## What to produce
Write every line out verbatim and omit the pictures.

## Information supplied
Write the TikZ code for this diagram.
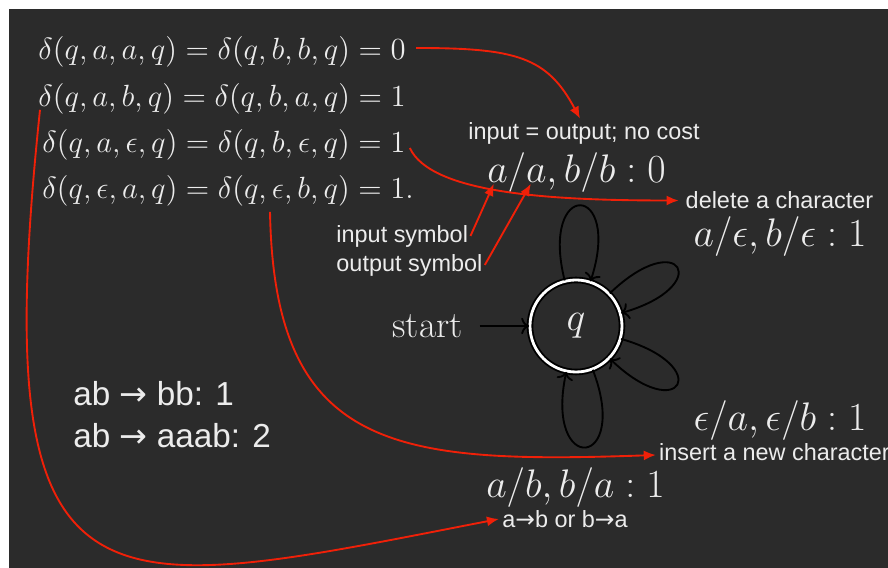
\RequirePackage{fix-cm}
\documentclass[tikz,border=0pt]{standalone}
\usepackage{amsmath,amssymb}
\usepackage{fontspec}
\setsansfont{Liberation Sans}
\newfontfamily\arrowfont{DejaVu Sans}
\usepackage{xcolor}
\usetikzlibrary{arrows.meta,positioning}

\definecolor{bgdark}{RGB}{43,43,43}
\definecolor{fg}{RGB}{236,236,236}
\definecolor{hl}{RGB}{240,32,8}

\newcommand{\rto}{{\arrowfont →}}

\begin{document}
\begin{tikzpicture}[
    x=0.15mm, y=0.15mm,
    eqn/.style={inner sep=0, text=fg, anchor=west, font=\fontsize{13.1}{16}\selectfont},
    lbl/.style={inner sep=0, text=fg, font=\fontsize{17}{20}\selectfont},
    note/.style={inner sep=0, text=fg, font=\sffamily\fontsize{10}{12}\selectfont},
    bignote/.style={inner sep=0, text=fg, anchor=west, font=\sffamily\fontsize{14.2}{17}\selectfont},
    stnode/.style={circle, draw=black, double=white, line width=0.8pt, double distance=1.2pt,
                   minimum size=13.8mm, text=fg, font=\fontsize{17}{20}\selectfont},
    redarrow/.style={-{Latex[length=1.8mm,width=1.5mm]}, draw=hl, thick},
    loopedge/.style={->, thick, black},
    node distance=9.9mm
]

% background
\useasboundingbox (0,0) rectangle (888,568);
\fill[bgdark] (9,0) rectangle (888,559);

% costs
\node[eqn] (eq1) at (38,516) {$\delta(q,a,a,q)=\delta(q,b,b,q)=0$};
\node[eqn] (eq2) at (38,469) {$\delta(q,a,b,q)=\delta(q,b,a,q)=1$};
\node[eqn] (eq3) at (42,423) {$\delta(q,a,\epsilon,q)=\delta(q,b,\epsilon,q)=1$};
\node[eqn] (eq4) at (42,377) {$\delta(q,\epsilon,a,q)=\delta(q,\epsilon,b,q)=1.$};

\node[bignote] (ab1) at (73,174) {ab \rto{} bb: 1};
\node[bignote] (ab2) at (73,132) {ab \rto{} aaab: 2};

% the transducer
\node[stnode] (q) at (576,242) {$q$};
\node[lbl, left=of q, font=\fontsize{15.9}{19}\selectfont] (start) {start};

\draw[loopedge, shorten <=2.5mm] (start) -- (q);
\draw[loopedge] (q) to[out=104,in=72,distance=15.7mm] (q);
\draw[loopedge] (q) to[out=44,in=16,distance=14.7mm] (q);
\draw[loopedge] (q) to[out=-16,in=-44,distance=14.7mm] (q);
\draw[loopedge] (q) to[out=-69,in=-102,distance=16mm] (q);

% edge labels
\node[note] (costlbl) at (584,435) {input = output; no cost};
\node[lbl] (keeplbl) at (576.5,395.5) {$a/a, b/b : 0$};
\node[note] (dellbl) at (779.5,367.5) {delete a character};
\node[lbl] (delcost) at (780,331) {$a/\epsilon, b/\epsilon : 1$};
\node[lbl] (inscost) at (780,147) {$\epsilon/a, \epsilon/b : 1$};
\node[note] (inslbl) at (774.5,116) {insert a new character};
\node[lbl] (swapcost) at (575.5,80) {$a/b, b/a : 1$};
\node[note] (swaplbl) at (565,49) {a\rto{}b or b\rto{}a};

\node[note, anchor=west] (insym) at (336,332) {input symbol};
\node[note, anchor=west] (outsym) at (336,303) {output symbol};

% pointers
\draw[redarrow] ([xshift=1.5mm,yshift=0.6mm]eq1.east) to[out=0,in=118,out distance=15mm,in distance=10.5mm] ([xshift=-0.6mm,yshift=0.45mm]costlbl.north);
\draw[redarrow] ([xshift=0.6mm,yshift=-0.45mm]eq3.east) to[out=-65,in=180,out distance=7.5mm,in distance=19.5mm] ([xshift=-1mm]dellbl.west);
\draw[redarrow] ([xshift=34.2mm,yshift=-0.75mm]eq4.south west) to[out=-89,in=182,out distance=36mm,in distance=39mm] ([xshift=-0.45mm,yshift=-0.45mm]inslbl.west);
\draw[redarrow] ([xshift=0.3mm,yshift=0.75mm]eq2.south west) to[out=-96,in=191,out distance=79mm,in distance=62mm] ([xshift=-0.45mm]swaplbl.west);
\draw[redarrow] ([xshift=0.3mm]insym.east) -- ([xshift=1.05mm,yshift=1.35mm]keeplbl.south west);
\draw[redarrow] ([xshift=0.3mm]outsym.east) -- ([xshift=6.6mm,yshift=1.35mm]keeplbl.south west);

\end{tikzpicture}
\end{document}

## Written answer
Write the TikZ code for this diagram.
\RequirePackage{fix-cm}
\documentclass[tikz,border=0pt]{standalone}
\usepackage{amsmath,amssymb}
\usepackage{fontspec}
\setsansfont{Liberation Sans}
\newfontfamily\arrowfont{DejaVu Sans}
\usepackage{xcolor}
\usetikzlibrary{arrows.meta,positioning}

\definecolor{bgdark}{RGB}{43,43,43}
\definecolor{fg}{RGB}{236,236,236}
\definecolor{hl}{RGB}{240,32,8}

\newcommand{\rto}{{\arrowfont →}}

\begin{document}
\begin{tikzpicture}[
    x=0.15mm, y=0.15mm,
    eqn/.style={inner sep=0, text=fg, anchor=west, font=\fontsize{13.1}{16}\selectfont},
    lbl/.style={inner sep=0, text=fg, font=\fontsize{17}{20}\selectfont},
    note/.style={inner sep=0, text=fg, font=\sffamily\fontsize{10}{12}\selectfont},
    bignote/.style={inner sep=0, text=fg, anchor=west, font=\sffamily\fontsize{14.2}{17}\selectfont},
    stnode/.style={circle, draw=black, double=white, line width=0.8pt, double distance=1.2pt,
                   minimum size=13.8mm, text=fg, font=\fontsize{17}{20}\selectfont},
    redarrow/.style={-{Latex[length=1.8mm,width=1.5mm]}, draw=hl, thick},
    loopedge/.style={->, thick, black},
    node distance=9.9mm
]

% background
\useasboundingbox (0,0) rectangle (888,568);
\fill[bgdark] (9,0) rectangle (888,559);

% costs
\node[eqn] (eq1) at (38,516) {$\delta(q,a,a,q)=\delta(q,b,b,q)=0$};
\node[eqn] (eq2) at (38,469) {$\delta(q,a,b,q)=\delta(q,b,a,q)=1$};
\node[eqn] (eq3) at (42,423) {$\delta(q,a,\epsilon,q)=\delta(q,b,\epsilon,q)=1$};
\node[eqn] (eq4) at (42,377) {$\delta(q,\epsilon,a,q)=\delta(q,\epsilon,b,q)=1.$};

\node[bignote] (ab1) at (73,174) {ab \rto{} bb: 1};
\node[bignote] (ab2) at (73,132) {ab \rto{} aaab: 2};

% the transducer
\node[stnode] (q) at (576,242) {$q$};
\node[lbl, left=of q, font=\fontsize{15.9}{19}\selectfont] (start) {start};

\draw[loopedge, shorten <=2.5mm] (start) -- (q);
\draw[loopedge] (q) to[out=104,in=72,distance=15.7mm] (q);
\draw[loopedge] (q) to[out=44,in=16,distance=14.7mm] (q);
\draw[loopedge] (q) to[out=-16,in=-44,distance=14.7mm] (q);
\draw[loopedge] (q) to[out=-69,in=-102,distance=16mm] (q);

% edge labels
\node[note] (costlbl) at (584,435) {input = output; no cost};
\node[lbl] (keeplbl) at (576.5,395.5) {$a/a, b/b : 0$};
\node[note] (dellbl) at (779.5,367.5) {delete a character};
\node[lbl] (delcost) at (780,331) {$a/\epsilon, b/\epsilon : 1$};
\node[lbl] (inscost) at (780,147) {$\epsilon/a, \epsilon/b : 1$};
\node[note] (inslbl) at (774.5,116) {insert a new character};
\node[lbl] (swapcost) at (575.5,80) {$a/b, b/a : 1$};
\node[note] (swaplbl) at (565,49) {a\rto{}b or b\rto{}a};

\node[note, anchor=west] (insym) at (336,332) {input symbol};
\node[note, anchor=west] (outsym) at (336,303) {output symbol};

% pointers
\draw[redarrow] ([xshift=1.5mm,yshift=0.6mm]eq1.east) to[out=0,in=118,out distance=15mm,in distance=10.5mm] ([xshift=-0.6mm,yshift=0.45mm]costlbl.north);
\draw[redarrow] ([xshift=0.6mm,yshift=-0.45mm]eq3.east) to[out=-65,in=180,out distance=7.5mm,in distance=19.5mm] ([xshift=-1mm]dellbl.west);
\draw[redarrow] ([xshift=34.2mm,yshift=-0.75mm]eq4.south west) to[out=-89,in=182,out distance=36mm,in distance=39mm] ([xshift=-0.45mm,yshift=-0.45mm]inslbl.west);
\draw[redarrow] ([xshift=0.3mm,yshift=0.75mm]eq2.south west) to[out=-96,in=191,out distance=79mm,in distance=62mm] ([xshift=-0.45mm]swaplbl.west);
\draw[redarrow] ([xshift=0.3mm]insym.east) -- ([xshift=1.05mm,yshift=1.35mm]keeplbl.south west);
\draw[redarrow] ([xshift=0.3mm]outsym.east) -- ([xshift=6.6mm,yshift=1.35mm]keeplbl.south west);

\end{tikzpicture}
\end{document}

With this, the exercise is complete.